### DATASET CONTENT
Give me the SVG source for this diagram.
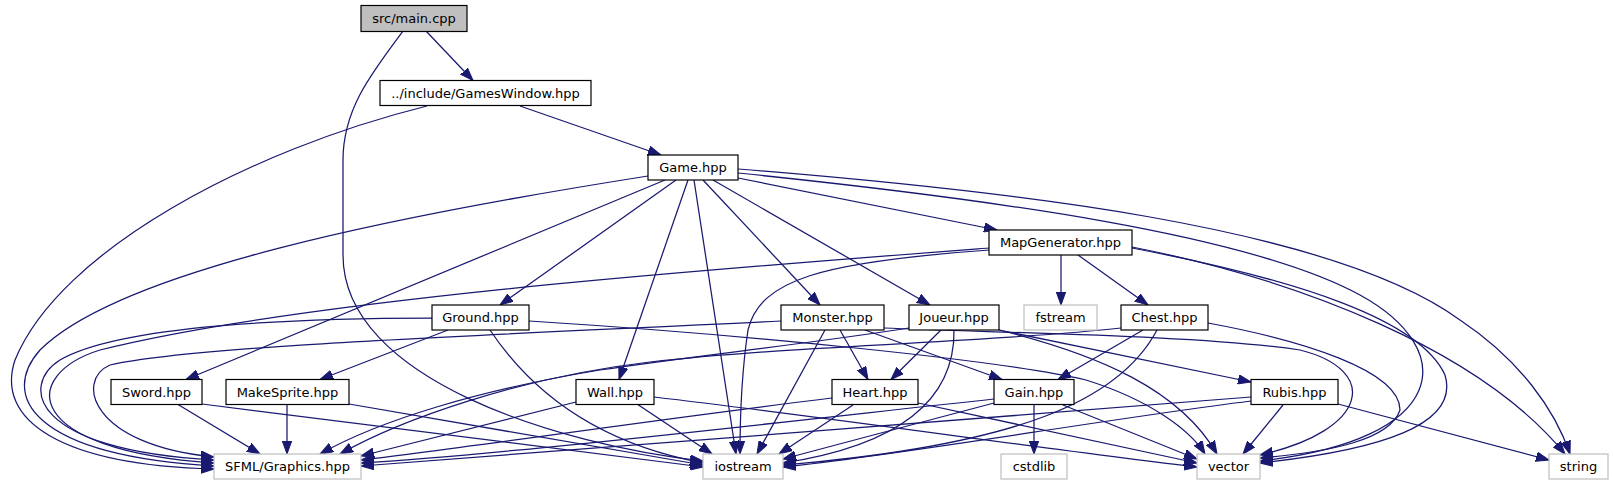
<svg xmlns="http://www.w3.org/2000/svg" width="1613" height="485" viewBox="0 0 1613 485">
<style>
.n rect{fill:#fff;stroke:#000;stroke-width:1.2}
.x rect{fill:#fff;stroke:#bfbfbf;stroke-width:1.2}
.m rect{fill:#bfbfbf;stroke:#000;stroke-width:1.2}
text{font-family:"DejaVu Sans","Liberation Sans",sans-serif;font-size:13px;text-anchor:middle;fill:#000}
#edges path{fill:none;stroke:#191970;stroke-width:1.25;marker-end:url(#a)}
</style>
<defs>
<marker id="a" markerWidth="14" markerHeight="10" refX="13" refY="5" orient="auto" markerUnits="userSpaceOnUse">
<path d="M0,0.3 L13,5 L0,9.7 z" fill="#191970" stroke="#191970" stroke-width="1"/>
</marker>
</defs>
<rect width="1613" height="485" fill="#fff"/>
<g id="edges">
<path d="M426,31 L473,80.5"/>
<path d="M403,31 C370,75 343,110 343,160 L343,255 C343,380 560,445 703,461"/>
<path d="M427,106 C250,150 60,250 15,360 C-5,420 60,465 214,469"/>
<path d="M520,106 L661,155"/>
<path d="M648,176 C400,215 120,270 40,350 C0,395 30,455 214,466"/>
<path d="M989,248 C700,270 300,300 100,350 C20,375 20,450 214,463"/>
<path d="M432,318 C300,318 120,325 60,360 C20,385 30,450 214,460"/>
<path d="M781,321 C500,335 200,345 110,365 C75,380 90,445 214,457"/>
<path d="M665,180 L186,379.5"/>
<path d="M676,180 L500,305"/>
<path d="M688,180 L619,379.5"/>
<path d="M694,180 L736,454"/>
<path d="M703,180 L820,305"/>
<path d="M713,180 L930,305"/>
<path d="M738,178 L997,230"/>
<path d="M738,173 C1000,200 1250,235 1360,295 C1460,350 1450,440 1260,461"/>
<path d="M738,169 C1000,190 1330,225 1460,320 C1520,360 1555,410 1570,454"/>
<path d="M990,250 C820,262 760,280 748,330 C742,370 740,420 740,454"/>
<path d="M1061,255 L1061,305"/>
<path d="M1078,255 L1148,305"/>
<path d="M1132,248 C1300,280 1420,320 1445,375 C1460,425 1380,450 1260,463"/>
<path d="M1132,247 C1300,280 1480,350 1565,454"/>
<path d="M448,330 L320,379.5"/>
<path d="M490,330 C520,375 580,440 703,463"/>
<path d="M529,321 C750,335 1000,360 1086,380 C1150,400 1190,430 1205,454"/>
<path d="M178,404.5 L260,454"/>
<path d="M202,404 L703,467"/>
<path d="M287,404.5 L287,454"/>
<path d="M349,404 L703,465"/>
<path d="M825,330 L757,454"/>
<path d="M840,330 L868,379.5"/>
<path d="M865,330 L1002,379.5"/>
<path d="M884,328 C1000,333 1200,335 1300,350 C1380,370 1370,430 1260,455"/>
<path d="M909,328 C800,345 700,355 600,370 C480,390 380,420 320,454"/>
<path d="M941,330 L891,379.5"/>
<path d="M954,330 C955,400 900,445 783,463"/>
<path d="M999,330 L1251,382"/>
<path d="M999,330 C1100,355 1180,390 1217,454"/>
<path d="M1121,328 C1000,342 800,345 650,362 C520,377 400,420 340,454"/>
<path d="M1143,330 L1058,379.5"/>
<path d="M1157,330 C1120,400 1020,445 783,465"/>
<path d="M1208,323 C1300,340 1400,370 1400,410 C1390,440 1330,452 1260,458"/>
<path d="M576,402 L361,456"/>
<path d="M637,404 L712,454"/>
<path d="M654,397 C850,420 1050,450 1197,467"/>
<path d="M832,398 C650,420 450,450 361,460"/>
<path d="M853,405 L779,454"/>
<path d="M918,403 L1197,463"/>
<path d="M994,399 C800,420 500,455 361,463"/>
<path d="M994,403 L783,459"/>
<path d="M1034,405 L1034,454"/>
<path d="M1063,405 L1197,459"/>
<path d="M1251,397 C1000,415 600,450 361,466"/>
<path d="M1251,401 C1100,420 900,455 783,467"/>
<path d="M1283,405 L1243,454"/>
<path d="M1338,404 L1549,460"/>
</g>
<g id="n-main" class="m"><rect x="361" y="5.5" width="106" height="26"/><text x="414" y="23">src/main.cpp</text></g>
<g id="n-gameswindow" class="n"><rect x="380" y="80.5" width="211" height="25"/><text x="485.5" y="97.5">../include/GamesWindow.hpp</text></g>
<g id="n-game" class="n"><rect x="648" y="155" width="90" height="25"/><text x="693" y="172">Game.hpp</text></g>
<g id="n-mapgenerator" class="n"><rect x="989" y="230" width="143" height="25"/><text x="1060.5" y="247">MapGenerator.hpp</text></g>
<g id="n-ground" class="n"><rect x="432" y="305" width="97" height="25"/><text x="480.5" y="322">Ground.hpp</text></g>
<g id="n-monster" class="n"><rect x="781" y="305" width="103" height="25"/><text x="832.5" y="322">Monster.hpp</text></g>
<g id="n-joueur" class="n"><rect x="909" y="305" width="90" height="25"/><text x="954" y="322">Joueur.hpp</text></g>
<g id="n-fstream" class="x"><rect x="1024" y="305" width="73" height="25"/><text x="1060.5" y="322">fstream</text></g>
<g id="n-chest" class="n"><rect x="1121" y="305" width="87" height="25"/><text x="1164.5" y="322">Chest.hpp</text></g>
<g id="n-sword" class="n"><rect x="111" y="379.5" width="91" height="25"/><text x="156.5" y="396.5">Sword.hpp</text></g>
<g id="n-makesprite" class="n"><rect x="226" y="379.5" width="123" height="25"/><text x="287.5" y="396.5">MakeSprite.hpp</text></g>
<g id="n-wall" class="n"><rect x="576" y="379.5" width="78" height="25"/><text x="615" y="396.5">Wall.hpp</text></g>
<g id="n-heart" class="n"><rect x="832" y="379.5" width="86" height="25"/><text x="875" y="396.5">Heart.hpp</text></g>
<g id="n-gain" class="n"><rect x="994" y="379.5" width="80" height="25"/><text x="1034" y="396.5">Gain.hpp</text></g>
<g id="n-rubis" class="n"><rect x="1251" y="379.5" width="87" height="25"/><text x="1294.5" y="396.5">Rubis.hpp</text></g>
<g id="n-sfml" class="x"><rect x="214" y="454" width="147" height="25"/><text x="287.5" y="471">SFML/Graphics.hpp</text></g>
<g id="n-iostream" class="x"><rect x="703" y="454" width="80" height="25"/><text x="743" y="471">iostream</text></g>
<g id="n-cstdlib" class="x"><rect x="1001" y="454" width="66" height="25"/><text x="1034" y="471">cstdlib</text></g>
<g id="n-vector" class="x"><rect x="1197" y="454" width="63" height="25"/><text x="1228.5" y="471">vector</text></g>
<g id="n-string" class="x"><rect x="1549" y="454" width="59" height="25"/><text x="1578.5" y="471">string</text></g>
</svg>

### PROBLEM TO WORK ON
Your copy of the data should match it exactly, except that pictures are left out.

### WORKED ANSWER
Give me the SVG source for this diagram.
<svg xmlns="http://www.w3.org/2000/svg" width="1613" height="485" viewBox="0 0 1613 485">
<style>
.n rect{fill:#fff;stroke:#000;stroke-width:1.2}
.x rect{fill:#fff;stroke:#bfbfbf;stroke-width:1.2}
.m rect{fill:#bfbfbf;stroke:#000;stroke-width:1.2}
text{font-family:"DejaVu Sans","Liberation Sans",sans-serif;font-size:13px;text-anchor:middle;fill:#000}
#edges path{fill:none;stroke:#191970;stroke-width:1.25;marker-end:url(#a)}
</style>
<defs>
<marker id="a" markerWidth="14" markerHeight="10" refX="13" refY="5" orient="auto" markerUnits="userSpaceOnUse">
<path d="M0,0.3 L13,5 L0,9.7 z" fill="#191970" stroke="#191970" stroke-width="1"/>
</marker>
</defs>
<rect width="1613" height="485" fill="#fff"/>
<g id="edges">
<path d="M426,31 L473,80.5"/>
<path d="M403,31 C370,75 343,110 343,160 L343,255 C343,380 560,445 703,461"/>
<path d="M427,106 C250,150 60,250 15,360 C-5,420 60,465 214,469"/>
<path d="M520,106 L661,155"/>
<path d="M648,176 C400,215 120,270 40,350 C0,395 30,455 214,466"/>
<path d="M989,248 C700,270 300,300 100,350 C20,375 20,450 214,463"/>
<path d="M432,318 C300,318 120,325 60,360 C20,385 30,450 214,460"/>
<path d="M781,321 C500,335 200,345 110,365 C75,380 90,445 214,457"/>
<path d="M665,180 L186,379.5"/>
<path d="M676,180 L500,305"/>
<path d="M688,180 L619,379.5"/>
<path d="M694,180 L736,454"/>
<path d="M703,180 L820,305"/>
<path d="M713,180 L930,305"/>
<path d="M738,178 L997,230"/>
<path d="M738,173 C1000,200 1250,235 1360,295 C1460,350 1450,440 1260,461"/>
<path d="M738,169 C1000,190 1330,225 1460,320 C1520,360 1555,410 1570,454"/>
<path d="M990,250 C820,262 760,280 748,330 C742,370 740,420 740,454"/>
<path d="M1061,255 L1061,305"/>
<path d="M1078,255 L1148,305"/>
<path d="M1132,248 C1300,280 1420,320 1445,375 C1460,425 1380,450 1260,463"/>
<path d="M1132,247 C1300,280 1480,350 1565,454"/>
<path d="M448,330 L320,379.5"/>
<path d="M490,330 C520,375 580,440 703,463"/>
<path d="M529,321 C750,335 1000,360 1086,380 C1150,400 1190,430 1205,454"/>
<path d="M178,404.5 L260,454"/>
<path d="M202,404 L703,467"/>
<path d="M287,404.5 L287,454"/>
<path d="M349,404 L703,465"/>
<path d="M825,330 L757,454"/>
<path d="M840,330 L868,379.5"/>
<path d="M865,330 L1002,379.5"/>
<path d="M884,328 C1000,333 1200,335 1300,350 C1380,370 1370,430 1260,455"/>
<path d="M909,328 C800,345 700,355 600,370 C480,390 380,420 320,454"/>
<path d="M941,330 L891,379.5"/>
<path d="M954,330 C955,400 900,445 783,463"/>
<path d="M999,330 L1251,382"/>
<path d="M999,330 C1100,355 1180,390 1217,454"/>
<path d="M1121,328 C1000,342 800,345 650,362 C520,377 400,420 340,454"/>
<path d="M1143,330 L1058,379.5"/>
<path d="M1157,330 C1120,400 1020,445 783,465"/>
<path d="M1208,323 C1300,340 1400,370 1400,410 C1390,440 1330,452 1260,458"/>
<path d="M576,402 L361,456"/>
<path d="M637,404 L712,454"/>
<path d="M654,397 C850,420 1050,450 1197,467"/>
<path d="M832,398 C650,420 450,450 361,460"/>
<path d="M853,405 L779,454"/>
<path d="M918,403 L1197,463"/>
<path d="M994,399 C800,420 500,455 361,463"/>
<path d="M994,403 L783,459"/>
<path d="M1034,405 L1034,454"/>
<path d="M1063,405 L1197,459"/>
<path d="M1251,397 C1000,415 600,450 361,466"/>
<path d="M1251,401 C1100,420 900,455 783,467"/>
<path d="M1283,405 L1243,454"/>
<path d="M1338,404 L1549,460"/>
</g>
<g id="n-main" class="m"><rect x="361" y="5.5" width="106" height="26"/><text x="414" y="23">src/main.cpp</text></g>
<g id="n-gameswindow" class="n"><rect x="380" y="80.5" width="211" height="25"/><text x="485.5" y="97.5">../include/GamesWindow.hpp</text></g>
<g id="n-game" class="n"><rect x="648" y="155" width="90" height="25"/><text x="693" y="172">Game.hpp</text></g>
<g id="n-mapgenerator" class="n"><rect x="989" y="230" width="143" height="25"/><text x="1060.5" y="247">MapGenerator.hpp</text></g>
<g id="n-ground" class="n"><rect x="432" y="305" width="97" height="25"/><text x="480.5" y="322">Ground.hpp</text></g>
<g id="n-monster" class="n"><rect x="781" y="305" width="103" height="25"/><text x="832.5" y="322">Monster.hpp</text></g>
<g id="n-joueur" class="n"><rect x="909" y="305" width="90" height="25"/><text x="954" y="322">Joueur.hpp</text></g>
<g id="n-fstream" class="x"><rect x="1024" y="305" width="73" height="25"/><text x="1060.5" y="322">fstream</text></g>
<g id="n-chest" class="n"><rect x="1121" y="305" width="87" height="25"/><text x="1164.5" y="322">Chest.hpp</text></g>
<g id="n-sword" class="n"><rect x="111" y="379.5" width="91" height="25"/><text x="156.5" y="396.5">Sword.hpp</text></g>
<g id="n-makesprite" class="n"><rect x="226" y="379.5" width="123" height="25"/><text x="287.5" y="396.5">MakeSprite.hpp</text></g>
<g id="n-wall" class="n"><rect x="576" y="379.5" width="78" height="25"/><text x="615" y="396.5">Wall.hpp</text></g>
<g id="n-heart" class="n"><rect x="832" y="379.5" width="86" height="25"/><text x="875" y="396.5">Heart.hpp</text></g>
<g id="n-gain" class="n"><rect x="994" y="379.5" width="80" height="25"/><text x="1034" y="396.5">Gain.hpp</text></g>
<g id="n-rubis" class="n"><rect x="1251" y="379.5" width="87" height="25"/><text x="1294.5" y="396.5">Rubis.hpp</text></g>
<g id="n-sfml" class="x"><rect x="214" y="454" width="147" height="25"/><text x="287.5" y="471">SFML/Graphics.hpp</text></g>
<g id="n-iostream" class="x"><rect x="703" y="454" width="80" height="25"/><text x="743" y="471">iostream</text></g>
<g id="n-cstdlib" class="x"><rect x="1001" y="454" width="66" height="25"/><text x="1034" y="471">cstdlib</text></g>
<g id="n-vector" class="x"><rect x="1197" y="454" width="63" height="25"/><text x="1228.5" y="471">vector</text></g>
<g id="n-string" class="x"><rect x="1549" y="454" width="59" height="25"/><text x="1578.5" y="471">string</text></g>
</svg>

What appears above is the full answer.